In his most interesting argument, Sheaffer challenges Rand's assumption that her paradigm of femininity as the worship of a superior man would not preclude women from achieving any position except the presidency (which, Sheaffer astutely notes, Rand saw less in real-life terms than as a symbolic pinnacle of authority and accomplishment). In fact, it cripples the romantic options of any high-achieving woman, greatly narrowing the range of men she can "look up to," so that "female heterosexuality and female achievement seem to be inherently antithetical." Sheaffer thinks Rand was on to an important truth, even if she didn't quite know it herself.
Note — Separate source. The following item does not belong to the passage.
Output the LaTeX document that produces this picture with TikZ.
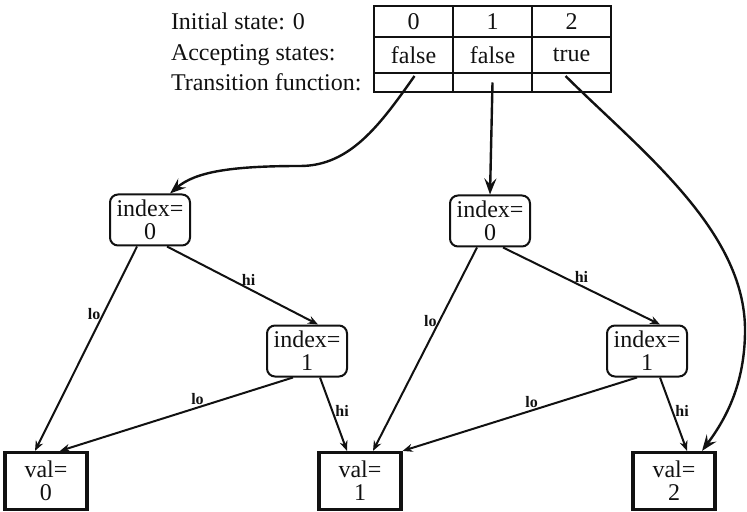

Next to anodyne pieties about "gender as human-made," Sheaffer's candid belief that male dominance is the natural way of things is perversely refreshing. Yet taking his argument to its logical end, one must conclude that Randian philosophy puts women in an impossible bind: They are forced to choose between achievement, which Rand regards as the supreme human value, and heterosexual femininity, which she regards as the supreme female value. In that case, one might even argue that women would be better served by cultural conservatism, which does not place so absolute a premium on achievement and treats the traditional feminine sphere with more respect.

The alternative is to allow that, while the tension between female heterosexuality and achievement can be real, it may not be nearly as universal or inevitable as Sheaffer believes. Quite a few high-achieving women, notably Margaret Thatcher (one has to wonder what Rand thought of her), seem to have been happy with unheroic men. Rand herself had a gentle, passive, "nurturing" husband. Sheaffer is undoubtedly right that her husband's lack of heroism was a disappointment to her; yet when she pursued an affair, it was with a younger man to whom she was a mentor and idol. Perhaps it was the image, not the reality, of male dominance that Rand craved.

Was this view of relationships in some ways a reflection of prevailing cultural norms? Sheaffer pooh-poohs this idea, pointing out that Rand was willing to defy many other widely held values. But the most daring rebel can have a conformist side. According to Brown's compelling analysis, which relies on biographical information as well as Rand's work, Rand did imbibe the notion that intellect, ambition, and strength were male attributes; thus, her possession of these traits made her insecure about her femininity. Exaggerated "man worship" was a way to reaffirm it. Ironically, this allowed her to create a vision of heroic womanhood.

Too often, Rand is either revered as a prophet or dismissed as a crank. Feminist Interpretations of Ayn Rand approaches her as a writer and thinker of profound insights and equally profound contradictions, who offered an important and inspiring but flawed and limited vision of life. These contradictions and limitations are perhaps nowhere more evident than in her views on women–for whom, perhaps, her message of healthy selfishness was especially valuable.

To Rand herself, such treatment might have seemed more insulting than outright dismissal, and many orthodox Randians will no doubt take the same attitude. But I only such a serious approach can ultimately end Rand's intellectual marginalization. This volume takes a major step in that direction. In the process, it addresses issues of sexual equality and difference that are more relevant than ever today.